Oddly enough, working within Veeva Vault is what made me initially start to pursue editing. I was catching many grammar, punctuation and usage errors produced by outside vendors. Because I was able to spot egregious errors, I was able to correct them and in turn help our clients receive a far superior deliverable. So, what do you do after you realize you can spot an error in punctuation or grammar a mile away? You start to look at ways you can improve that skill. I had to figure out a way to move forward with this newfound skill and I thought, “What’s next?” That is when I decided I wanted to investigate editing as a new career path.

And that led to a mentor at JB Ashtin and to our Professional Sequence in Editing.

Our resident editor at JB Ashtin is so fantastic and I figured I could learn a lot from him. He started working with me on the inner workings of the editorial process.

I also knew that I wanted to get a strong foundation in editing, as I was not an English major in college. After searching online and shopping around for education in the field, I found UC Berkeley Extension. Based on the messaging and courses, I thought this would be the best place to enroll. The lineup of classes is perfect for novices and experts alike to get better at editing.

After being enrolled in the courses and working closely with my mentor at JB Ashtin, I realized editing was such an incredible career path. I love grammar, syntax and usage and I have read several books to help improve my grammar skills. You don’t realize how important grammar is until you read sentences that are so poorly constructed.

It sounds like Grammar, Mechanics and Usage for Editors has made a big impact in your career.

This course became all encompassing. You learn all the grammar rules. I still use some of the course’s required reading materials to this day. In fact, I use A Writer’s Reference, Ninth Edition, about once a week. Overall, the course was challenging yet engaging.

How was the online course experience for you?

The instructors were fantastic—very accessible. They were always available to answer questions. They also provided me with detailed comments on my written work and exams to help improve my skills. 

By the time you completed the editing sequence you were on your way to becoming an associate editor at JB Ashtin. How did you put the skills you learned to immediate use on the job?

The skills I learned at UC Berkeley Extension were almost instantly useful and unlocked a whole world of potential.

Grammar, Mechanics and Usage for Editors set me up for success very early on.

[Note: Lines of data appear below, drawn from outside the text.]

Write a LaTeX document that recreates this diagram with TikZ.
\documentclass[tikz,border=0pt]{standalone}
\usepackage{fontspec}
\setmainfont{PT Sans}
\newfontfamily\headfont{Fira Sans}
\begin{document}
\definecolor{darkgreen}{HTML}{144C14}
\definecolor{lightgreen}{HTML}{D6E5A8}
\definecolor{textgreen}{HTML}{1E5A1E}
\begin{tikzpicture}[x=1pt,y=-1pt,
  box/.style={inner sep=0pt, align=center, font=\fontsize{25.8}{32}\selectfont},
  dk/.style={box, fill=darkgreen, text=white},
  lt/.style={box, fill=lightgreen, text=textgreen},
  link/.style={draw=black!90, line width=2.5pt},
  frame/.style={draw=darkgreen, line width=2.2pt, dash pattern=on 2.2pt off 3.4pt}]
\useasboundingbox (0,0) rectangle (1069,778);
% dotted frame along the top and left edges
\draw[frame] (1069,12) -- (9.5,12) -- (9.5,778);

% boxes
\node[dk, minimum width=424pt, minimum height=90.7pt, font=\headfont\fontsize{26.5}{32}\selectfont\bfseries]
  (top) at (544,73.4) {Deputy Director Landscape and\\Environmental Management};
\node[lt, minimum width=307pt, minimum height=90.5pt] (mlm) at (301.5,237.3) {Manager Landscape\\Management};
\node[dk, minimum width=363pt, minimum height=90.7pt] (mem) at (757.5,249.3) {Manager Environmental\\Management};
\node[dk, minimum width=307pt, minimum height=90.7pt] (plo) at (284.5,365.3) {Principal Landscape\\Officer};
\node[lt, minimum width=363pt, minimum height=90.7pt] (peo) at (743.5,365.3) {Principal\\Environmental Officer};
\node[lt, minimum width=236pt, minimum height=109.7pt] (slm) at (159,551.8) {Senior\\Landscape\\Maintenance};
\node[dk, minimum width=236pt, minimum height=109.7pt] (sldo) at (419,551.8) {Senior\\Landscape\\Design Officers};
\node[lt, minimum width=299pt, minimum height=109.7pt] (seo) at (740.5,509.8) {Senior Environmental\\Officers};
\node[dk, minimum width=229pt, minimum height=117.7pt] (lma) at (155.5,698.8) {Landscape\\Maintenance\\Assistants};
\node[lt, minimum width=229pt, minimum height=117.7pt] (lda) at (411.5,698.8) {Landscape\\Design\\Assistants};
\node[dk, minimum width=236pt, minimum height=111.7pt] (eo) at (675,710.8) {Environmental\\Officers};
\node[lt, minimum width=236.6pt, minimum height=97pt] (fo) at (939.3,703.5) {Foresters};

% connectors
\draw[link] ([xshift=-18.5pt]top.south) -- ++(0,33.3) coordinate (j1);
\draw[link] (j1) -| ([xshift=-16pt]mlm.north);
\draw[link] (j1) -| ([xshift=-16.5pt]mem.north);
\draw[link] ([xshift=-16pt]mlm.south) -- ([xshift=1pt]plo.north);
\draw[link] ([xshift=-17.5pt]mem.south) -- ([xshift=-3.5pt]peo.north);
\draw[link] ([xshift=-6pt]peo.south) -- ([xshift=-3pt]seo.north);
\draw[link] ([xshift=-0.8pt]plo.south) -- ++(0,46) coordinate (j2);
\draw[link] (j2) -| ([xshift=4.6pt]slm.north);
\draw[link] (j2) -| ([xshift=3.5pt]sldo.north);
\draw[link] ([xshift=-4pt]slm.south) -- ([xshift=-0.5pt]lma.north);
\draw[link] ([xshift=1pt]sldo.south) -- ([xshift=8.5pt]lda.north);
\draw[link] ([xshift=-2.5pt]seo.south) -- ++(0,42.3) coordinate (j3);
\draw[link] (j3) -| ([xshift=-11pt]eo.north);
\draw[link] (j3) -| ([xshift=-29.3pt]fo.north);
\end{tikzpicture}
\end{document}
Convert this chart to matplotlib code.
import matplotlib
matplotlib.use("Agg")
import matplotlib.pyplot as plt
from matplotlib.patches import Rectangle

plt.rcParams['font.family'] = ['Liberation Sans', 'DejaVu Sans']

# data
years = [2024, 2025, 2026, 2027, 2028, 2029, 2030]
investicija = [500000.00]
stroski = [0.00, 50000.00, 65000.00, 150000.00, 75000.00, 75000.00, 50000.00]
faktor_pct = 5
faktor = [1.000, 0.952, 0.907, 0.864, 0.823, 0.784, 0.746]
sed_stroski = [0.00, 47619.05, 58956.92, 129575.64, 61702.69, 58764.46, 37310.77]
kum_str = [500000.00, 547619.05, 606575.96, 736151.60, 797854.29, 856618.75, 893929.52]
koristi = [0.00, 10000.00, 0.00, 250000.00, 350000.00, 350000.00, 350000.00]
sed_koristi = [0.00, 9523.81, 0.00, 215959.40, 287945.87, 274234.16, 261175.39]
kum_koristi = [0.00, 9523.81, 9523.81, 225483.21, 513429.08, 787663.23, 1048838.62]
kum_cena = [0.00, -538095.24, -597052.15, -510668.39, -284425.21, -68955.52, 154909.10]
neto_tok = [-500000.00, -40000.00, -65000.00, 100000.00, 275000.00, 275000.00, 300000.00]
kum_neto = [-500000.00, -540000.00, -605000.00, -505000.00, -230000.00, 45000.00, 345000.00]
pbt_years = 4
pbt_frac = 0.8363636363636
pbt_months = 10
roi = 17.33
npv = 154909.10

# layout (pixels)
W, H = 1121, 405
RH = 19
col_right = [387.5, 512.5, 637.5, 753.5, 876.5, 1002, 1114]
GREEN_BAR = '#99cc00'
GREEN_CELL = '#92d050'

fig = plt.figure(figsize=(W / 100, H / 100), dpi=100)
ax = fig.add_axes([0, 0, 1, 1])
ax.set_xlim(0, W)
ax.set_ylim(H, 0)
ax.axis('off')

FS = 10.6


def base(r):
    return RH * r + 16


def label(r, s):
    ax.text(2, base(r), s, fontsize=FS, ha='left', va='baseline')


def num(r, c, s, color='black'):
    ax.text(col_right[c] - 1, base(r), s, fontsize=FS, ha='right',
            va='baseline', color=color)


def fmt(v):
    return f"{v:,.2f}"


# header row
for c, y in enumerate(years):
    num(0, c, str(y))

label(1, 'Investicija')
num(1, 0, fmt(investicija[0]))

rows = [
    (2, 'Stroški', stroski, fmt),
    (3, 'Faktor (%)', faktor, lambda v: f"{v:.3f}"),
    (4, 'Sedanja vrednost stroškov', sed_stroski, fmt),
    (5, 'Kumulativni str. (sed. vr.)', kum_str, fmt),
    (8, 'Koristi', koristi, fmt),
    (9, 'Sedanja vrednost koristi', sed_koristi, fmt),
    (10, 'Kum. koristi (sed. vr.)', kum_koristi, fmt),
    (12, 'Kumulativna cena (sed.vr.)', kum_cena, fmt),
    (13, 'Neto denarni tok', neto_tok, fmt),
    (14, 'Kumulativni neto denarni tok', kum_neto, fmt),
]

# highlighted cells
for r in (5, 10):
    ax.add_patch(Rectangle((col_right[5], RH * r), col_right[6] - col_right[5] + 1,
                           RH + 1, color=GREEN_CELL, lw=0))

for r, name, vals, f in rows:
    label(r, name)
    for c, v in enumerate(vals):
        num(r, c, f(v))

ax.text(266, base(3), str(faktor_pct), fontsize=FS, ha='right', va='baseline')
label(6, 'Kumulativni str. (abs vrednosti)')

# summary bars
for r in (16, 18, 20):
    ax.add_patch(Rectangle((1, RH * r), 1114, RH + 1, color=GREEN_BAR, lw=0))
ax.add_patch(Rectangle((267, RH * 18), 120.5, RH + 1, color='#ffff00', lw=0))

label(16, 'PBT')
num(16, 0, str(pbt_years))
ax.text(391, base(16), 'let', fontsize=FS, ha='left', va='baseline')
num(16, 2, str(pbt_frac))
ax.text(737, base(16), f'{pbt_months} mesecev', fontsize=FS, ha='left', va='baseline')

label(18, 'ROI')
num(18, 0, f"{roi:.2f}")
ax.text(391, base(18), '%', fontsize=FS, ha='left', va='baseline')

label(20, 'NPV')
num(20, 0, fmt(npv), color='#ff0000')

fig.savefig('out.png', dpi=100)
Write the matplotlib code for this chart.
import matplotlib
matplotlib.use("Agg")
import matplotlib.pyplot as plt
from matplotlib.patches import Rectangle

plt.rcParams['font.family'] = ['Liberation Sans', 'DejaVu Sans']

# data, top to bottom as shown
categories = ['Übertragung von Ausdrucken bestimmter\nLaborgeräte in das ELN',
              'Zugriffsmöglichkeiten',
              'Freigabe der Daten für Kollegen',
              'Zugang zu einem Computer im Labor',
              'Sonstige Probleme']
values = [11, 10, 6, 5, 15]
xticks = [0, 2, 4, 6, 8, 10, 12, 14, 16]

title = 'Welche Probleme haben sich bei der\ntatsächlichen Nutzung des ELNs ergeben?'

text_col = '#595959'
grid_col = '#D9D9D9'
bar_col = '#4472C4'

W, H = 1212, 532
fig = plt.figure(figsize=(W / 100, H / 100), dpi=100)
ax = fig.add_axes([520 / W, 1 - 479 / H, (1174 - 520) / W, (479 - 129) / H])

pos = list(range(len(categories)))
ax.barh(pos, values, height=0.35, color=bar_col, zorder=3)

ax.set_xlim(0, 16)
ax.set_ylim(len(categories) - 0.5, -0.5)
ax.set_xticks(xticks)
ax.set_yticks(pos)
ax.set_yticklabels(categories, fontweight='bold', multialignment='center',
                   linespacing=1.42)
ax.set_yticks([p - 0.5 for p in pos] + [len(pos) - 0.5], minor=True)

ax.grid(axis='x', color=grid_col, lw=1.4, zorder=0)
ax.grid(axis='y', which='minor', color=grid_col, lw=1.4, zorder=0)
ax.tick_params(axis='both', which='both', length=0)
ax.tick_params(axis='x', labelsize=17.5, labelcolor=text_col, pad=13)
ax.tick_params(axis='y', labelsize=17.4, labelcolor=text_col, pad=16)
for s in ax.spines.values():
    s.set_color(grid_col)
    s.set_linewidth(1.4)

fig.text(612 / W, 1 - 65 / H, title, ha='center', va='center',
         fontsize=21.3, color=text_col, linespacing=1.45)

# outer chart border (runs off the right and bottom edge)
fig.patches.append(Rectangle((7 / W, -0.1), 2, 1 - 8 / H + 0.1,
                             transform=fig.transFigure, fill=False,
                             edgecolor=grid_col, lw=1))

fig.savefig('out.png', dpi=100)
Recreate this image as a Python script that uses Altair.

At JB Ashtin, I could begin answering writers’ questions regarding grammar and was editing with more confidence after this one course alone. I think I was immediately put to work editing abstracts and meeting materials. One of the biggest takeaways from the course is that I learned how to use resources. I may not always have the right answer, but I know something is wrong when I see it, and I know the appropriate reference to consult to arrive at the precise answer to correct the problem.

Last year, you were promoted from an associate editor to staff editor, a position you currently occupy. How are you combining your undergraduate background with your editing skills in your work now?

In addition to traditional editing, I also perform data verification on all deliverables. Our editors are required to double-check medical writers’ basic statistics and scientific facts for accuracy, and because our deliverables are heavy in science, I find that my undergraduate science background makes reading a lot of academic articles much easier.

What would you say to a student wondering how they can enhance their career by honing their editing skills?

Editing is important for every aspect of your life. No matter what industry you are involved with, you will need to convey information concisely and correctly. From daily written communication you prepare and send to customers, associates and peers, to complex data you provide to clients, the ability to prepare cogent, informative materials is paramount. To take information—even very complex data—and present it in a readable, grammatically correct context that can be understood and acted on by anyone shows true mastery of written communication.